Productive buy: Workplace productivity app maker Notion has acquired Indian startup Automate.io which helps integration with 200 services.
Howdy Paidy: PayPal is increasing its presence in Japan through the acquisition of Paidy, a “buy now, pay later" provider, for $2.7 billion.
Air power: The Tatas have clinched a deal to make aircraft for the Indian army, a first for the Indian private sector. It’ll make 56 transport planes with partner Airbus.
Payback time: Cognizant is paying $95 million as settlement to the US shareholders who filed a lawsuit against the company for bribing officials.
IPO plans: Indian ethnic wear company Fab India is planning a $1 billion share sale.
Chai-time: Tea startup, Vahdam India raised ₹174 crores in a funding round, as the company attempts to expand both online and offline in new locations.
Wingardium leviosa: Apple’s iPhone 13 event reveal is happening via a levitating logo that will take you into an alpine lake before revealing details. A clear embrace of the AR the company is moving towards.

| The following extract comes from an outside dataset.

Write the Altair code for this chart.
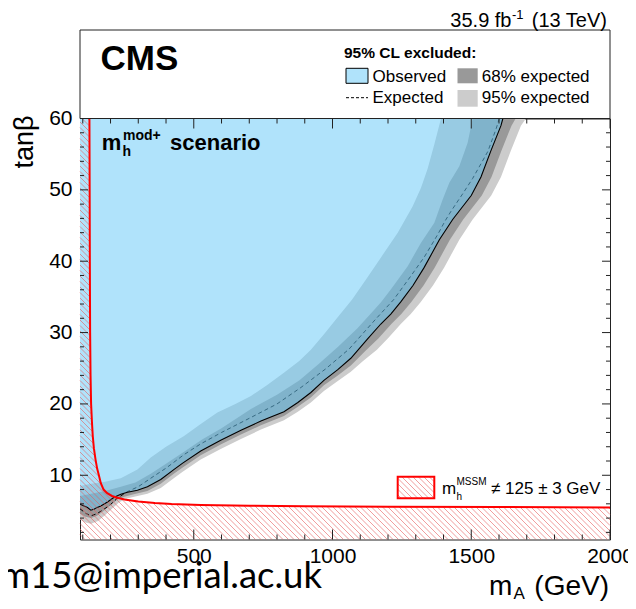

I’m NOT a Slave 4U: Britney Spears may soon finally be free. Her father, Jamie Spears, has petitioned a court in Los Angeles to give up his control over her finances and life.
Rock collection: Perseverance, NASA’s Mars rover, is busy picking up mineral pieces on the Red Planet to analyse whether life and water existed there at some point. These will provide the first clues to extraterrestrial life.
In yesterday’s edition, we mistakenly referred to Hindustan Unilever as Hindustan Lever. Our apologies for the error.